Developing ambitious, creative citizens of the future through entrepreneurial real-life education

Image: Craigfelen Primary School

By putting students in charge of their own small businesses, Craigfelen Primary School transforms them into confident entrepreneurs. The head teacher, Alison Williams, tells us how she got these initiatives rolling.

As head teacher, my philosophy for Craigfelen Primary School, particularly because of its context, was to ensure that it sits at the heart of its community, where every child can shine, where families not only feel welcome but have opportunities to improve their life experiences. To achieve this, I would need to develop a culture of collaboration, enquiry, exploration and innovation. Opportunities for pupil voice and entrepreneurial skills would be placed at the heart of our curriculum and pedagogical approaches. Expectations would be raised and, as a result, standards would improve.

The development of entrepreneurial skills has been part of the school’s curriculum development for the last six years, but due to the success of initiatives such as the Graigos Café (our pupil-led community café) and the Money Spiders Bank (linked to a credit union), as well as the publication of the Successful Futures document, this area has become a key aspect of our educational offer.

Craigfelen Primary School

Image: Craigfelen Primary School

We encourage staff to bring forward ideas and suggestions and provide them with high-quality training. The school’s long-standing links with the Welsh government and University of Wales Trinity Saint David (UWTSD) have provided opportunities for enquiry, innovation and exploration. For example, staff developed a pop-up shop where every child had the chance to develop an entrepreneurial project linked to their learning. This video captures the thoughts of the school community:

Recently, our school led the project ‘Moving Towards Successful Futures’, which involved 30 primary schools across Swansea developing skills for building creativity into their curriculum. This project was kindly supported by Sue Poole from C4EE and Professor Penaluna from UWTSD. Workshops by Professor Penaluna provided excellent opportunities for teachers to experiment and innovate their practice. He ensured that teachers were fully equipped with the skills and strategies required to deliver the project to their pupils.

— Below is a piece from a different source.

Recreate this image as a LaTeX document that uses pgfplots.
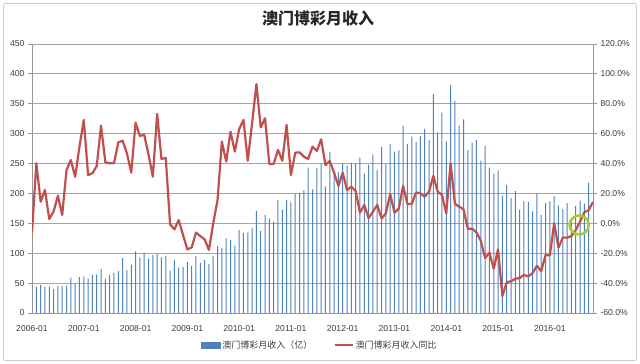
\documentclass[border=0pt]{standalone}
\usepackage{pgfplots}
\pgfplotsset{compat=1.18}
\usepackage{pgfplotstable}
\usepackage{fontspec}
\setmainfont{Liberation Sans}
\newfontfamily\cjk{Noto Sans CJK SC}
\definecolor{barblue}{RGB}{79,129,189}
\definecolor{linered}{RGB}{192,80,77}
\definecolor{gridgray}{RGB}{165,165,165}
\definecolor{axgray}{RGB}{150,150,150}
\definecolor{txt}{RGB}{60,60,60}
\definecolor{hlgreen}{RGB}{165,205,45}

\pgfplotstableread{
m rev
1 44
2 47
3 44
4 44
5 40
6 45
7 46
8 46
9 59
10 49
11 60
12 61
13 58
14 64
15 64
16 74
17 57
18 64
19 67
20 70
21 92
22 72
23 81
24 103
25 93
26 101
27 91
28 97
29 99
30 93
31 96
32 71
33 89
34 76
35 77
36 85
37 79
38 95
39 84
40 89
41 82
42 95
43 112
44 109
45 125
46 122
47 113
48 139
49 134
50 135
51 142
52 171
53 137
54 164
55 158
56 153
57 189
58 173
59 189
60 185
61 199
62 201
63 205
64 243
65 207
66 243
67 249
68 212
69 269
70 235
71 236
72 250
73 247
74 251
75 250
76 260
77 233
78 248
79 265
80 239
81 278
82 250
83 283
84 270
85 272
86 313
87 283
88 295
89 286
90 296
91 308
92 289
93 366
94 302
95 335
96 287
97 381
98 355
99 313
100 324
101 273
102 285
103 289
104 255
105 280
106 243
107 233
108 238
109 196
110 214
111 192
112 204
113 173
114 187
115 186
116 170
117 200
118 164
119 184
120 187
121 196
122 180
123 174
124 184
125 158
126 179
127 188
128 183
129 218
}\revtable

\pgfplotstableread{
m yoy
0 -6.2
1 40.2
2 14.5
3 22.3
4 2.9
5 7.8
6 18.5
7 5.6
8 35.7
9 42.4
10 31.2
11 51.3
12 69.2
13 32.3
14 33.5
15 38.4
16 65.4
17 40.8
18 40.2
19 40.2
20 54.2
21 55.3
22 46.8
23 33.9
24 67.4
25 58.4
26 59.3
27 46.0
28 31.2
29 73.2
30 43.1
31 43.7
32 -0.7
33 -4.0
34 2.2
35 -7.8
36 -17.4
37 -16.1
38 -6.2
39 -8.5
40 -10.7
41 -17.8
42 0.0
43 15.6
44 54.7
45 41.3
46 61.3
47 48.0
48 63.0
49 69.2
50 41.9
51 67.0
52 93.2
53 64.2
54 70.3
55 39.7
56 39.7
57 49.1
58 41.9
59 65.8
60 32.3
61 47.3
62 47.5
63 44.6
64 43.1
65 51.3
66 48.4
67 56.2
68 39.0
69 41.7
70 33.9
71 25.0
72 33.9
73 22.3
74 24.5
75 21.6
76 7.1
77 12.3
78 3.5
79 7.8
80 12.3
81 3.3
82 6.7
83 19.6
84 7.1
85 10.0
86 25.0
87 12.9
88 12.9
89 20.7
90 20.1
91 17.8
92 21.2
93 31.7
94 21.2
95 19.0
96 6.6
97 40.3
98 13.1
99 11.2
100 9.3
101 -3.7
102 -3.6
103 -6.1
104 -11.7
105 -23.2
106 -19.6
107 -30.4
108 -17.4
109 -48.6
110 -39.4
111 -38.8
112 -37.1
113 -36.6
114 -34.5
115 -35.5
116 -33.3
117 -28.4
118 -32.0
119 -21.2
120 -21.4
121 0.1
122 -16.3
123 -9.5
124 -9.6
125 -8.5
126 -4.5
127 1.1
128 7.4
129 8.8
130 14.4
}\yoytable

\begin{document}
\begin{tikzpicture}[x=1pt,y=1pt]
\useasboundingbox (0,0) rectangle (640,364);
\draw[gray!40, line width=0.8pt, rounded corners=2pt] (3.5,3.5) rectangle (636.5,360.5);
\node[font=\cjk\bfseries\fontsize{16}{18}\selectfont, text=black!85] at (318,346) {澳门博彩月收入};
\begin{axis}[
  at={(32pt,51pt)}, anchor=south west, scale only axis, width=561pt, height=269pt,
  xmin=0, xmax=130, ymin=0, ymax=450,
  axis y line*=left, axis x line*=bottom,
  ytick={0,50,...,450}, xtick={0,12,...,120},
  xticklabels={2006-01,2007-01,2008-01,2009-01,2010-01,2011-01,2012-01,2013-01,2014-01,2015-01,2016-01},
  ymajorgrids, grid style={gridgray, line width=0.8pt},
  axis line style={axgray, line width=0.8pt},
  tick align=outside, major tick length=4pt,
  ytick style={axgray, line width=0.8pt}, xtick style={draw=none},
  ticklabel style={font=\fontsize{8.6}{10}\selectfont, text=txt},
  /pgf/number format/assume math mode=true,
  xticklabel style={yshift=-5pt},
]
\addplot[ybar, bar width=1.0pt, fill=barblue, draw=none] table[x=m,y=rev]{\revtable};
\end{axis}
\begin{axis}[
  at={(32pt,51pt)}, anchor=south west, scale only axis, width=561pt, height=269pt,
  xmin=0, xmax=130, ymin=-60, ymax=120,
  axis y line*=right, axis x line=none,
  ytick={-60,-40,...,120},
  yticklabel={\pgfmathprintnumber[assume math mode=true,fixed,fixed zerofill,precision=1]{\tick}\%},
  axis line style={axgray, line width=0.8pt},
  tick align=outside, major tick length=4pt,
  ytick style={axgray, line width=0.8pt},
  ticklabel style={font=\fontsize{8.6}{10}\selectfont, text=txt},
  legend style={at={(0.513,-0.119)}, anchor=center, draw=none, fill=none,
    font=\cjk\fontsize{9}{11}\selectfont, text=txt,
    /tikz/every even column/.append style={column sep=20pt}},
  legend columns=2, legend cell align=left,
]
\addlegendimage{legend image code/.code={\fill[barblue] (0pt,-3pt) rectangle (19pt,3pt);}}
\addlegendentry{澳门博彩月收入（亿）}
\addplot[linered, line width=2.2pt, line join=round, no markers] table[x=m,y=yoy]{\yoytable};
\addlegendentry{澳门博彩月收入同比}
\draw[hlgreen, line width=2.6pt] (axis cs:126.8,-1.1) circle[radius=9.5pt];
\end{axis}
\end{tikzpicture}
\end{document}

He said, “When you first talk to teachers about being enterprising, they naturally think about fundraising and money, so using the European Competence Framework that UWTSD’s International Institute for Creative Entrepreneurship Development helped to develop, we chatted through all the different abilities that help young people to be enterprising. It is often overlooked that you must be imaginative, resourceful and adaptable, for example, so creativity is at the core of teaching and learning. Teachers really welcome this, and it all aligns with the new ‘Successful Futures’ curriculum that is coming to Wales very soon. As their course leader, I just loved working with these imaginative and energetic teachers, whose main aim is to help their young people to get ahead. Isn’t that what education is all about?”

The schools in question then planned and created their projects. A market was organised in Swansea City Centre in June, where they set up stalls and sold their products. The day was a huge success, and the event created a great buzz in the city centre and the schools involved. A key aspect of the development of skills is for pupils to evaluate the outcome, with each school discussing their project and presenting their findings to a group of judges.

School market in Swansea City Centre

Image: Craigfelen Primary School

The project, which began three years ago with eight primary schools, has grown to include 30 schools, granting over 1000 pupils the opportunity to develop new skills, as well as an understanding of how their communication, numeracy and technological skills can be used in real life. Evidence from both summative and formative assessment shows that most children make good or very good progress in maths, literacy, ICT and many other areas of learning which directly link to this approach. The results we are seeing are remarkable and demonstrate the powerful impact enterprise can have on pupils of all ages.

Craigfelen Primary School is in the village of Craigfelen in the Swansea local authority. The school has grown steadily over time and there are now 180 pupils between the ages of 3 and 11 on roll. Alison Williams took up post as head teacher in September 2011.